Análise de Fresh (2022)
em termos de enredo, é um filme pouco interessante. você já viu esse enredo mil vezes: uma mistura pouco interessante de thrillers de “aprisionamento” com hannibal. por outro lado, isso permite que o filme não se leve tão a sério e, apesar de tenso, tem uma piadinha ou outra para quebrar a tensão. os diálogos são interessantes e os atores são muito competentes.
entretanto, a análise começa a ficar interessante se compreendermos o filme como uma fábula para explicar os feminismos contemporâneos. acho que a metáfora central é muito óbvia: homens que comem as carnes de mulheres. é um tipo de violência fortemente generificada que aponta para a estrutura patriarcal do capitalismo. o fato de o vilão ser um cirurgião plástico não deve passar despercebido (“nosejobs, boobjobs…”).
noa é uma mulher heterocis branca meio perdida nos atravessamentos das relações de gênero, e é capturada pela opressão patriarcal. mollie, que traz certas marcas de interseccionalidade, já não é mais tão ingênua e, portanto, se torna a heroína do filme, ajudando noa a se emancipar. vale a pena também notar o atravessamento do racismo orientalista na personagem de penny.
mas, pra mim, a parte mais elucidativa desse filme é a função exercida por ann, a esposa de steve. ela claramente representa o feminismo liberal, que conclama as mulheres a “chegarem no topo”. ora, ao que aparece para nós, ela não sofre mais opressão depois de ter “passado por duras penas” e “conquistado seu lugar”. em certo sentido, ela até controla as atividades do marido.
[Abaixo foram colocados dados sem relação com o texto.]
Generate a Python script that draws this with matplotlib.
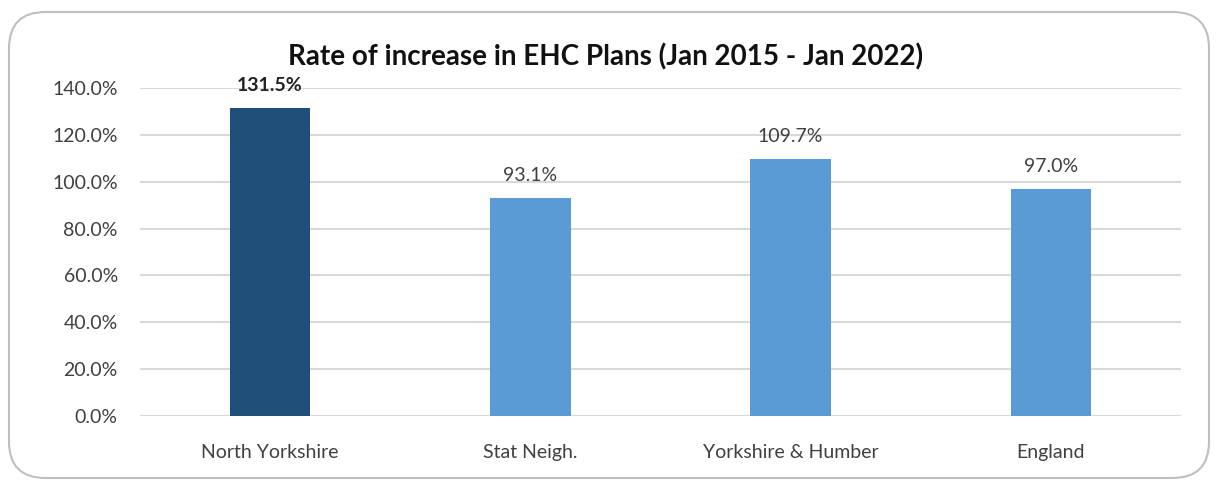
import matplotlib.pyplot as plt
from matplotlib.patches import FancyBboxPatch
from matplotlib.ticker import FuncFormatter

categories = ["North Yorkshire", "Stat Neigh.", "Yorkshire & Humber", "England"]
values = [131.5, 93.1, 109.7, 97.0]
bar_colors = ["#1F4E79", "#5B9BD5", "#5B9BD5", "#5B9BD5"]
label_weights = ["bold", "normal", "normal", "normal"]
y_ticks = [0, 20, 40, 60, 80, 100, 120, 140]

plt.rcParams['font.family'] = ['Lato', 'DejaVu Sans']

fig = plt.figure(figsize=(12.16, 4.86), dpi=100)
ax = fig.add_axes([140 / 1216, 1 - 416 / 486, 1041 / 1216, 328 / 486])

# rounded frame round the whole chart
frame = FancyBboxPatch((9 / 1216, 8 / 486), 1200 / 1216, 466 / 486,
                       boxstyle="round,pad=0,rounding_size=0.03",
                       transform=fig.transFigure, facecolor="none",
                       edgecolor="#bfbfbf", linewidth=1.5, mutation_aspect=2.5)
fig.patches.append(frame)

x = range(len(categories))
bars = ax.bar(x, values, width=0.31, color=bar_colors, zorder=3)

for b, v, w in zip(bars, values, label_weights):
    ax.annotate(f"{v:.1f}%", (b.get_x() + b.get_width() / 2, v),
                xytext=(0, 10), textcoords="offset points",
                ha="center", va="bottom", fontsize=14, fontweight=w,
                color="#222222" if w == "bold" else "#404040")

ax.set_xlim(-0.5, 3.5)
ax.set_ylim(0, 140)
ax.set_yticks(y_ticks)
ax.yaxis.set_major_formatter(FuncFormatter(lambda v, p: f"{v:.1f}%"))
ax.set_xticks(list(x))
ax.set_xticklabels(categories)
ax.tick_params(axis="both", length=0, labelsize=14, labelcolor="#404040")
ax.tick_params(axis="x", pad=20)
ax.tick_params(axis="y", pad=16)
ax.grid(axis="y", color="#d9d9d9", linewidth=1.5, zorder=0)
for s in ax.spines.values():
    s.set_visible(False)

fig.text(606 / 1216, 1 - 57 / 486, "Rate of increase in EHC Plans (Jan 2015 - Jan 2022)",
         ha="center", va="center", fontsize=20, fontweight="bold", color="#111111")

fig.savefig("out.png", dpi=100)
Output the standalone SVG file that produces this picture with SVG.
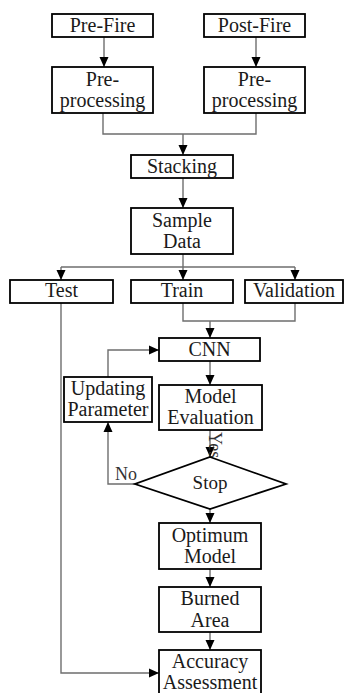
<svg xmlns="http://www.w3.org/2000/svg" width="345" height="693" viewBox="0 0 345 693">
<defs>
<marker id="ah" markerUnits="userSpaceOnUse" markerWidth="10" markerHeight="10" viewBox="0 0 10 10" refX="10" refY="5" orient="auto">
<path d="M0,0.5 L10,5 L0,9.5 Z" fill="#000"/>
</marker>
<style>
.box{fill:#fff;stroke:#000;stroke-width:1.8}
.t{font-family:'Liberation Serif','Times New Roman',serif;font-size:20px;fill:#1a1a1a;text-anchor:middle}
.c{fill:none;stroke:#6e6e6e;stroke-width:1.4}
.a{fill:none;stroke:#6e6e6e;stroke-width:1.4;marker-end:url(#ah)}
.lbl{font-family:'Liberation Serif','Times New Roman',serif;font-size:18px;fill:#333}
</style>
</defs>
<rect width="345" height="693" fill="#fff"/>
<g id="connectors">
<line class="a" x1="104" y1="37" x2="104" y2="67"/>
<line class="a" x1="256" y1="37" x2="256" y2="67"/>
<polyline class="c" points="103,113 103,134 256,134 256,113"/>
<line class="a" x1="183" y1="134" x2="183" y2="155"/>
<line class="a" x1="183" y1="178" x2="183" y2="208"/>
<line class="c" x1="183" y1="254" x2="183" y2="267"/>
<line class="c" x1="61" y1="267" x2="295" y2="267"/>
<line class="a" x1="61" y1="267" x2="61" y2="280"/>
<line class="a" x1="183" y1="267" x2="183" y2="280"/>
<line class="a" x1="295" y1="267" x2="295" y2="280"/>
<polyline class="c" points="183,303 183,321 295,321 295,303"/>
<line class="a" x1="210" y1="321" x2="210" y2="338"/>
<polyline class="a" points="108,377 108,350 159,350"/>
<line class="a" x1="210" y1="361" x2="210" y2="385"/>
<line class="a" x1="210" y1="430" x2="210" y2="457"/>
<polyline class="a" points="135,484 108,484 108,422"/>
<line class="a" x1="210" y1="509" x2="210" y2="523"/>
<line class="a" x1="210" y1="569" x2="210" y2="587"/>
<line class="a" x1="210" y1="632" x2="210" y2="650"/>
<polyline class="a" points="61,303 61,673 159,673"/>
<text class="lbl" x="0" y="0" transform="translate(209,432) rotate(90)">Yes</text>
<text class="lbl" x="115" y="480">No</text>
</g>
<g id="pre-fire"><rect class="box" x="52" y="14" width="101" height="23"/><text class="t" x="102.5" y="32">Pre-Fire</text></g>
<g id="post-fire"><rect class="box" x="204" y="14" width="101" height="23"/><text class="t" x="254.5" y="32">Post-Fire</text></g>
<g id="preproc-1"><rect class="box" x="52" y="67" width="101" height="46"/><text class="t" x="102.5" y="86">Pre-</text><text class="t" x="102.5" y="107">processing</text></g>
<g id="preproc-2"><rect class="box" x="204" y="67" width="101" height="46"/><text class="t" x="254.5" y="86">Pre-</text><text class="t" x="254.5" y="107">processing</text></g>
<g id="stacking"><rect class="box" x="131" y="155" width="102" height="23"/><text class="t" x="182" y="173">Stacking</text></g>
<g id="sample-data"><rect class="box" x="131" y="208" width="102" height="46"/><text class="t" x="182" y="227">Sample</text><text class="t" x="182" y="248">Data</text></g>
<g id="test"><rect class="box" x="10" y="280" width="103" height="23"/><text class="t" x="61.5" y="297">Test</text></g>
<g id="train"><rect class="box" x="131" y="280" width="102" height="23"/><text class="t" x="182" y="297">Train</text></g>
<g id="validation"><rect class="box" x="245" y="280" width="98" height="23"/><text class="t" x="294" y="297">Validation</text></g>
<g id="cnn"><rect class="box" x="159" y="338" width="101" height="23"/><text class="t" x="209.5" y="356">CNN</text></g>
<g id="updating-parameter"><rect class="box" x="64" y="377" width="88" height="45"/><text class="t" x="108" y="395">Updating</text><text class="t" x="108" y="416">Parameter</text></g>
<g id="model-evaluation"><rect class="box" x="159" y="385" width="103" height="45"/><text class="t" x="210.5" y="403">Model</text><text class="t" x="210.5" y="424">Evaluation</text></g>
<g id="stop"><polygon class="box" points="210,457 286,484 210,509 135,484"/><text class="t" x="210" y="489" style="font-size:19px">Stop</text></g>
<g id="optimum-model"><rect class="box" x="159" y="523" width="102" height="46"/><text class="t" x="210" y="542">Optimum</text><text class="t" x="210" y="563">Model</text></g>
<g id="burned-area"><rect class="box" x="159" y="587" width="102" height="45"/><text class="t" x="210" y="605">Burned</text><text class="t" x="210" y="627">Area</text></g>
<g id="accuracy-assessment"><rect class="box" x="159" y="650" width="102" height="50"/><text class="t" x="210" y="668">Accuracy</text><text class="t" x="210" y="689">Assessment</text></g>
</svg>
ela foi o exemplar feminino que “resistiu” e “chegou lá”, não importando quantas ficaram pelo caminho. e, tendo galgado nesse sistema, não sobra nada mais para ela além de perpetuá-lo. afinal, isso significaria não honrar a história individualista de “superação” que ela passou. nesse sentido, o fim dela no filme também é muito elucidativo do que é necessário para uma superação da opressão patriarcal.